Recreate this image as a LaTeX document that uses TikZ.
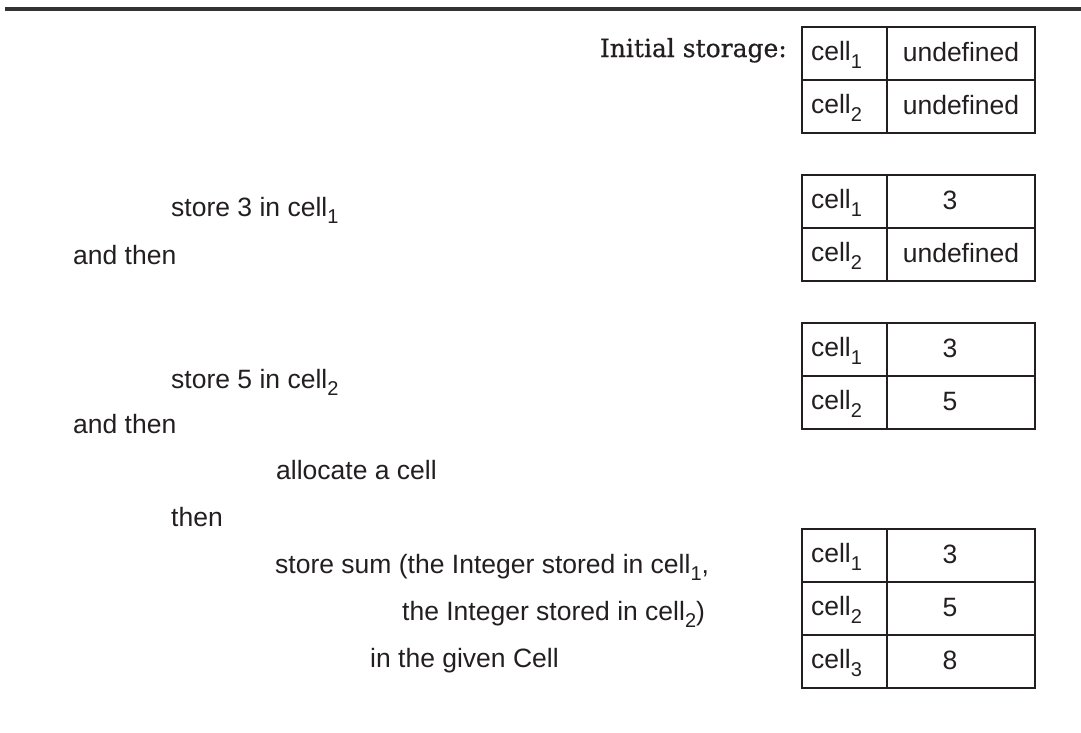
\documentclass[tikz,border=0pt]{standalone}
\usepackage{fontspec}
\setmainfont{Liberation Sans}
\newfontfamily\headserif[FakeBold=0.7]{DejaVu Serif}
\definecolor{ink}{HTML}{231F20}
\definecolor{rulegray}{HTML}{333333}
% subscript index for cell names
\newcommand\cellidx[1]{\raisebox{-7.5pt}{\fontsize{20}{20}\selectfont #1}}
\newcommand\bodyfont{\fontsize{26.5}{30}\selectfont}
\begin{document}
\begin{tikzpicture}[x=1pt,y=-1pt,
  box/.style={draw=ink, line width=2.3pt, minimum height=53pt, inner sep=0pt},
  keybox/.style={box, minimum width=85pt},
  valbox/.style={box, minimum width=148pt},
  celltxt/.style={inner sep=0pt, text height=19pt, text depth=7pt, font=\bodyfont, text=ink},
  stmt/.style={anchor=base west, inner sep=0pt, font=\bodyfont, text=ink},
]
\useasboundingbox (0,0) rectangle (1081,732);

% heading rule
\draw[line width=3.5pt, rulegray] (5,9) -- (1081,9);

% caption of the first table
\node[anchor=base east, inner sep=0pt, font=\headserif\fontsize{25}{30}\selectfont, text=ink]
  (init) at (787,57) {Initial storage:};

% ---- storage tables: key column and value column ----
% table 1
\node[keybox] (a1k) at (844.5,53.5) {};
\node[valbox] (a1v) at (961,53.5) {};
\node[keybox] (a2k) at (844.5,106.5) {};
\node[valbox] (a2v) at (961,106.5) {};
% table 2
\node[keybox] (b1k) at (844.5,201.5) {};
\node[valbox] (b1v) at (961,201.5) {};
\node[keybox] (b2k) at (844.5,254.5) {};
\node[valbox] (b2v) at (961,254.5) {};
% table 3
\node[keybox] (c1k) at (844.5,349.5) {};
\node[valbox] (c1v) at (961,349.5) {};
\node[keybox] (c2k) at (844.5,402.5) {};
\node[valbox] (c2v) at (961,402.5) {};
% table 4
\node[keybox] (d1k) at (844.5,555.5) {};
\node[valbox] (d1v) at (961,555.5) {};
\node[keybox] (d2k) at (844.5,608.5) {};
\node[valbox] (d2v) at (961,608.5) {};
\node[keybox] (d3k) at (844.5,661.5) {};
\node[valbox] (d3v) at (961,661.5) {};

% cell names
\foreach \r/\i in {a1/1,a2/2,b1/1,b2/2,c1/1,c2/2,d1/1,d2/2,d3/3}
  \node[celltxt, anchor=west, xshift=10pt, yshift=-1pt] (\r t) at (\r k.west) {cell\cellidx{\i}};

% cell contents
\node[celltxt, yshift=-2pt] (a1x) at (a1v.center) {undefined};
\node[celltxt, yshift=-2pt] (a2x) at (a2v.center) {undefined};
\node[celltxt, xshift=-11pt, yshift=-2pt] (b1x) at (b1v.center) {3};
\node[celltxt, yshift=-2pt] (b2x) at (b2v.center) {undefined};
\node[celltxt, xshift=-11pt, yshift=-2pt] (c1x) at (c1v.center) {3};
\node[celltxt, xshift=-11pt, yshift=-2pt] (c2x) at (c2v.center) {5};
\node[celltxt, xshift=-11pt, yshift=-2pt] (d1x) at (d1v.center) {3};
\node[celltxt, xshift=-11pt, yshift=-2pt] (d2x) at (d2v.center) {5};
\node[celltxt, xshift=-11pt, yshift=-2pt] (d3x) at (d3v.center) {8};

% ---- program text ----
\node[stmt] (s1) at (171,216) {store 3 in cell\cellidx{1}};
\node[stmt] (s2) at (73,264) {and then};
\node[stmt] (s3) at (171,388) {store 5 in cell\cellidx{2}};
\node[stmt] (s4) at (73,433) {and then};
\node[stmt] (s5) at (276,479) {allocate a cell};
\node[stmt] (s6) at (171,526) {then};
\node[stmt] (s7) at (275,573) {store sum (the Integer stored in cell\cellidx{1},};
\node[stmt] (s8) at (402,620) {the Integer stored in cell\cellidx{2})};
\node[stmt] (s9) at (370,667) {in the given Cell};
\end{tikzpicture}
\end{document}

**WORK TO DO**:
Leaving out the pictures, repeat the data above exactly.

**CORRECT OUTPUT**:
Recreate this image as a LaTeX document that uses TikZ.
\documentclass[tikz,border=0pt]{standalone}
\usepackage{fontspec}
\setmainfont{Liberation Sans}
\newfontfamily\headserif[FakeBold=0.7]{DejaVu Serif}
\definecolor{ink}{HTML}{231F20}
\definecolor{rulegray}{HTML}{333333}
% subscript index for cell names
\newcommand\cellidx[1]{\raisebox{-7.5pt}{\fontsize{20}{20}\selectfont #1}}
\newcommand\bodyfont{\fontsize{26.5}{30}\selectfont}
\begin{document}
\begin{tikzpicture}[x=1pt,y=-1pt,
  box/.style={draw=ink, line width=2.3pt, minimum height=53pt, inner sep=0pt},
  keybox/.style={box, minimum width=85pt},
  valbox/.style={box, minimum width=148pt},
  celltxt/.style={inner sep=0pt, text height=19pt, text depth=7pt, font=\bodyfont, text=ink},
  stmt/.style={anchor=base west, inner sep=0pt, font=\bodyfont, text=ink},
]
\useasboundingbox (0,0) rectangle (1081,732);

% heading rule
\draw[line width=3.5pt, rulegray] (5,9) -- (1081,9);

% caption of the first table
\node[anchor=base east, inner sep=0pt, font=\headserif\fontsize{25}{30}\selectfont, text=ink]
  (init) at (787,57) {Initial storage:};

% ---- storage tables: key column and value column ----
% table 1
\node[keybox] (a1k) at (844.5,53.5) {};
\node[valbox] (a1v) at (961,53.5) {};
\node[keybox] (a2k) at (844.5,106.5) {};
\node[valbox] (a2v) at (961,106.5) {};
% table 2
\node[keybox] (b1k) at (844.5,201.5) {};
\node[valbox] (b1v) at (961,201.5) {};
\node[keybox] (b2k) at (844.5,254.5) {};
\node[valbox] (b2v) at (961,254.5) {};
% table 3
\node[keybox] (c1k) at (844.5,349.5) {};
\node[valbox] (c1v) at (961,349.5) {};
\node[keybox] (c2k) at (844.5,402.5) {};
\node[valbox] (c2v) at (961,402.5) {};
% table 4
\node[keybox] (d1k) at (844.5,555.5) {};
\node[valbox] (d1v) at (961,555.5) {};
\node[keybox] (d2k) at (844.5,608.5) {};
\node[valbox] (d2v) at (961,608.5) {};
\node[keybox] (d3k) at (844.5,661.5) {};
\node[valbox] (d3v) at (961,661.5) {};

% cell names
\foreach \r/\i in {a1/1,a2/2,b1/1,b2/2,c1/1,c2/2,d1/1,d2/2,d3/3}
  \node[celltxt, anchor=west, xshift=10pt, yshift=-1pt] (\r t) at (\r k.west) {cell\cellidx{\i}};

% cell contents
\node[celltxt, yshift=-2pt] (a1x) at (a1v.center) {undefined};
\node[celltxt, yshift=-2pt] (a2x) at (a2v.center) {undefined};
\node[celltxt, xshift=-11pt, yshift=-2pt] (b1x) at (b1v.center) {3};
\node[celltxt, yshift=-2pt] (b2x) at (b2v.center) {undefined};
\node[celltxt, xshift=-11pt, yshift=-2pt] (c1x) at (c1v.center) {3};
\node[celltxt, xshift=-11pt, yshift=-2pt] (c2x) at (c2v.center) {5};
\node[celltxt, xshift=-11pt, yshift=-2pt] (d1x) at (d1v.center) {3};
\node[celltxt, xshift=-11pt, yshift=-2pt] (d2x) at (d2v.center) {5};
\node[celltxt, xshift=-11pt, yshift=-2pt] (d3x) at (d3v.center) {8};

% ---- program text ----
\node[stmt] (s1) at (171,216) {store 3 in cell\cellidx{1}};
\node[stmt] (s2) at (73,264) {and then};
\node[stmt] (s3) at (171,388) {store 5 in cell\cellidx{2}};
\node[stmt] (s4) at (73,433) {and then};
\node[stmt] (s5) at (276,479) {allocate a cell};
\node[stmt] (s6) at (171,526) {then};
\node[stmt] (s7) at (275,573) {store sum (the Integer stored in cell\cellidx{1},};
\node[stmt] (s8) at (402,620) {the Integer stored in cell\cellidx{2})};
\node[stmt] (s9) at (370,667) {in the given Cell};
\end{tikzpicture}
\end{document}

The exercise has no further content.